━━ Supplied data

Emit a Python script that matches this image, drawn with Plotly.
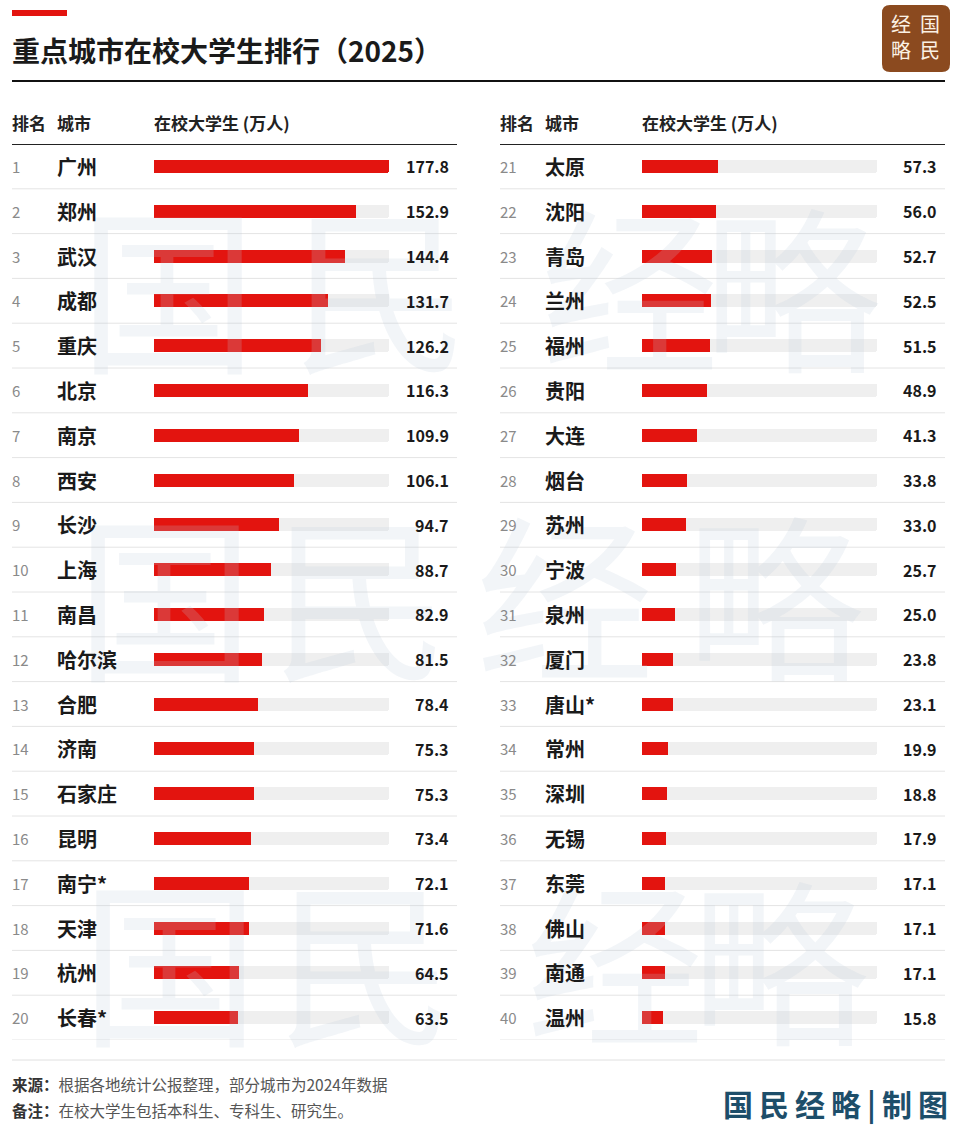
import plotly.graph_objects as go

W, H = 960, 1130
FONT = "Noto Sans CJK SC, Noto Sans, sans-serif"

cities_left = ["广州", "郑州", "武汉", "成都", "重庆", "北京", "南京", "西安", "长沙", "上海",
               "南昌", "哈尔滨", "合肥", "济南", "石家庄", "昆明", "南宁*", "天津", "杭州", "长春*"]
values_left = [177.8, 152.9, 144.4, 131.7, 126.2, 116.3, 109.9, 106.1, 94.7, 88.7,
               82.9, 81.5, 78.4, 75.3, 75.3, 73.4, 72.1, 71.6, 64.5, 63.5]
cities_right = ["太原", "沈阳", "青岛", "兰州", "福州", "贵阳", "大连", "烟台", "苏州", "宁波",
                "泉州", "厦门", "唐山*", "常州", "深圳", "无锡", "东莞", "佛山", "南通", "温州"]
values_right = [57.3, 56.0, 52.7, 52.5, 51.5, 48.9, 41.3, 33.8, 33.0, 25.7,
                25.0, 23.8, 23.1, 19.9, 18.8, 17.9, 17.1, 17.1, 17.1, 15.8]
ranks_left = list(range(1, 21))
ranks_right = list(range(21, 41))

title = "重点城市在校大学生排行（2025）"
header_rank, header_city, header_val = "排名", "城市", "在校大学生 (万人)"
source_note = "<b style='color:#333'>来源：</b>根据各地统计公报整理，部分城市为2024年数据"
remark_note = "<b style='color:#333'>备注：</b>在校大学生包括本科生、专科生、研究生。"
signature = "国\u2009民\u2009经\u2009略\u2009|\u2009制\u2009图"

RED = "#e3140f"
TRACK = "#efefef"
VMAX = max(values_left + values_right)


def px(x):
    return x / W


def py(y):
    return 1 - y / H


ROW_TOP, ROW_BOT = 144, 1040
ydom = [py(ROW_BOT), py(ROW_TOP)]
n = len(cities_left)

fig = go.Figure()

columns = [
    dict(cities=cities_left, values=values_left, ranks=ranks_left, xa="x", ya="y",
         x0=12, x1=457, rank_x=10, city_x=55, bar0=152, val_x=451),
    dict(cities=cities_right, values=values_right, ranks=ranks_right, xa="x2", ya="y2",
         x0=500, x1=945, rank_x=498, city_x=543, bar0=640, val_x=939),
]

annotations = []
shapes = []

# watermark (drawn first so it sits under the table texts)
wm_rows = [(282, [(168, "国"), (380, "民"), (630, "经"), (792, "略")]),
           (590, [(165, "国"), (360, "民"), (565, "经"), (775, "略")]),
           (955, [(170, "国"), (365, "民"), (615, "经"), (780, "略")])]
for wy, chars in wm_rows:
    for wx, ch in chars:
        annotations.append(dict(x=px(wx), y=py(wy), xref="paper", yref="paper", text=ch,
                                showarrow=False, xanchor="center", yanchor="middle",
                                font=dict(size=178, color="rgba(190,205,218,0.2)", family=FONT)))

for c in columns:
    pos = list(range(len(c["cities"])))
    fig.add_trace(go.Bar(x=[VMAX] * len(pos), y=pos, orientation="h", width=0.29,
                         marker=dict(color=TRACK, line=dict(width=0)),
                         xaxis=c["xa"], yaxis=c["ya"], hoverinfo="skip", showlegend=False))
    fig.add_trace(go.Bar(x=c["values"], y=pos, orientation="h", width=0.29,
                         marker=dict(color=RED, line=dict(width=0)),
                         xaxis=c["xa"], yaxis=c["ya"], showlegend=False,
                         customdata=c["cities"], hovertemplate="%{customdata}: %{x}<extra></extra>"))
    for i, (city, v, r) in enumerate(zip(c["cities"], c["values"], c["ranks"])):
        annotations.append(dict(x=px(c["rank_x"]), y=i, xref="paper", yref=c["ya"],
                                text=str(r), showarrow=False, xanchor="left", yanchor="middle",
                                font=dict(size=15, color="#8a8a8a", family=FONT)))
        annotations.append(dict(x=px(c["city_x"]), y=i, xref="paper", yref=c["ya"],
                                text=f"<b>{city}</b>", showarrow=False, xanchor="left", yanchor="middle",
                                font=dict(size=20, color="#1a1a1a", family=FONT)))
        annotations.append(dict(x=px(c["val_x"]), y=i, xref="paper", yref=c["ya"],
                                text=f"<b>{v:.1f}</b>", showarrow=False, xanchor="right", yanchor="middle",
                                font=dict(size=16, color="#1a1a1a", family=FONT)))
    for k in range(n):
        shapes.append(dict(type="line", xref="paper", yref=c["ya"],
                           x0=px(c["x0"]), x1=px(c["x1"]), y0=k + 0.5, y1=k + 0.5,
                           line=dict(color="#e4e4e4", width=1), layer="below"))
    shapes.append(dict(type="line", xref="paper", yref=c["ya"],
                       x0=px(c["x0"]), x1=px(c["x1"]), y0=-0.5, y1=-0.5,
                       line=dict(color="#222", width=2)))
    for hx, htxt in [(c["rank_x"], header_rank), (c["city_x"], header_city), (c["bar0"], header_val)]:
        annotations.append(dict(x=px(hx), y=py(122), xref="paper", yref="paper", text=f"<b>{htxt}</b>",
                                showarrow=False, xanchor="left", yanchor="middle",
                                font=dict(size=17, color="#222", family=FONT)))

# title & decorations
shapes.append(dict(type="rect", xref="paper", yref="paper", x0=px(12), x1=px(67), y0=py(16), y1=py(10),
                   fillcolor=RED, line=dict(width=0)))
shapes.append(dict(type="line", xref="paper", yref="paper", x0=px(12), x1=px(945), y0=py(81), y1=py(81),
                   line=dict(color="#111", width=2)))
shapes.append(dict(type="line", xref="paper", yref="paper", x0=px(12), x1=px(945), y0=py(1060), y1=py(1060),
                   line=dict(color="#e0e0e0", width=1)))
lx0, lx1, ly0, ly1, rr = 882, 950, 5, 72, 8
path = (f"M {px(lx0 + rr)},{py(ly0)} L {px(lx1 - rr)},{py(ly0)} "
        f"Q {px(lx1)},{py(ly0)} {px(lx1)},{py(ly0 + rr)} L {px(lx1)},{py(ly1 - rr)} "
        f"Q {px(lx1)},{py(ly1)} {px(lx1 - rr)},{py(ly1)} L {px(lx0 + rr)},{py(ly1)} "
        f"Q {px(lx0)},{py(ly1)} {px(lx0)},{py(ly1 - rr)} L {px(lx0)},{py(ly0 + rr)} "
        f"Q {px(lx0)},{py(ly0)} {px(lx0 + rr)},{py(ly0)} Z")
shapes.append(dict(type="path", xref="paper", yref="paper", path=path, fillcolor="#8b4a1f",
                   line=dict(width=0)))
for (lx, ly, ch) in [(901, 24, "经"), (930, 24, "国"), (901, 50, "略"), (930, 50, "民")]:
    annotations.append(dict(x=px(lx), y=py(ly), xref="paper", yref="paper", text=ch, showarrow=False,
                            xanchor="center", yanchor="middle",
                            font=dict(size=20, color="#fbf1e4", family=FONT)))

annotations.append(dict(x=px(10), y=py(50), xref="paper", yref="paper", text=f"<b>{title}</b>",
                        showarrow=False, xanchor="left", yanchor="middle",
                        font=dict(size=28, color="#1a1a1a", family=FONT)))
annotations.append(dict(x=px(10), y=py(1084), xref="paper", yref="paper", text=source_note,
                        showarrow=False, xanchor="left", yanchor="middle",
                        font=dict(size=15.5, color="#555", family=FONT)))
annotations.append(dict(x=px(10), y=py(1110), xref="paper", yref="paper", text=remark_note,
                        showarrow=False, xanchor="left", yanchor="middle",
                        font=dict(size=15.5, color="#555", family=FONT)))
annotations.append(dict(x=px(950), y=py(1103), xref="paper", yref="paper", text=f"<b>{signature}</b>",
                        showarrow=False, xanchor="right", yanchor="middle",
                        font=dict(size=30, color="#1d4e6a", family=FONT)))

axis_common = dict(range=[0, VMAX], showgrid=False, zeroline=False, showticklabels=False,
                   showline=False, fixedrange=True)
yaxis_common = dict(range=[n - 0.5, -0.5], showgrid=False, zeroline=False, showticklabels=False,
                    showline=False, fixedrange=True, domain=ydom)

fig.update_layout(
    width=W, height=H, margin=dict(l=0, r=0, t=0, b=0),
    paper_bgcolor="white", plot_bgcolor="rgba(0,0,0,0)",
    barmode="overlay", barcornerradius=2, bargap=0,
    xaxis=dict(domain=[px(154), px(389)], anchor="y", **axis_common),
    yaxis=dict(anchor="x", **yaxis_common),
    xaxis2=dict(domain=[px(642), px(877)], anchor="y2", **axis_common),
    yaxis2=dict(anchor="x2", **yaxis_common),
    annotations=annotations, shapes=shapes,
    font=dict(family=FONT),
)

fig.write_html("out.html", config=dict(displayModeBar=False),
               post_script="document.body.style.margin='0';document.body.style.overflow='hidden';")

━━━━

Written task: Repeat only the lines from the beginning of the material through the line containing "CJK SC, Noto", both ends kept, leaving pictures out.

Response to this exercise:
Emit a Python script that matches this image, drawn with Plotly.
import plotly.graph_objects as go

W, H = 960, 1130
FONT = "Noto Sans CJK SC, Noto Sans, sans-serif"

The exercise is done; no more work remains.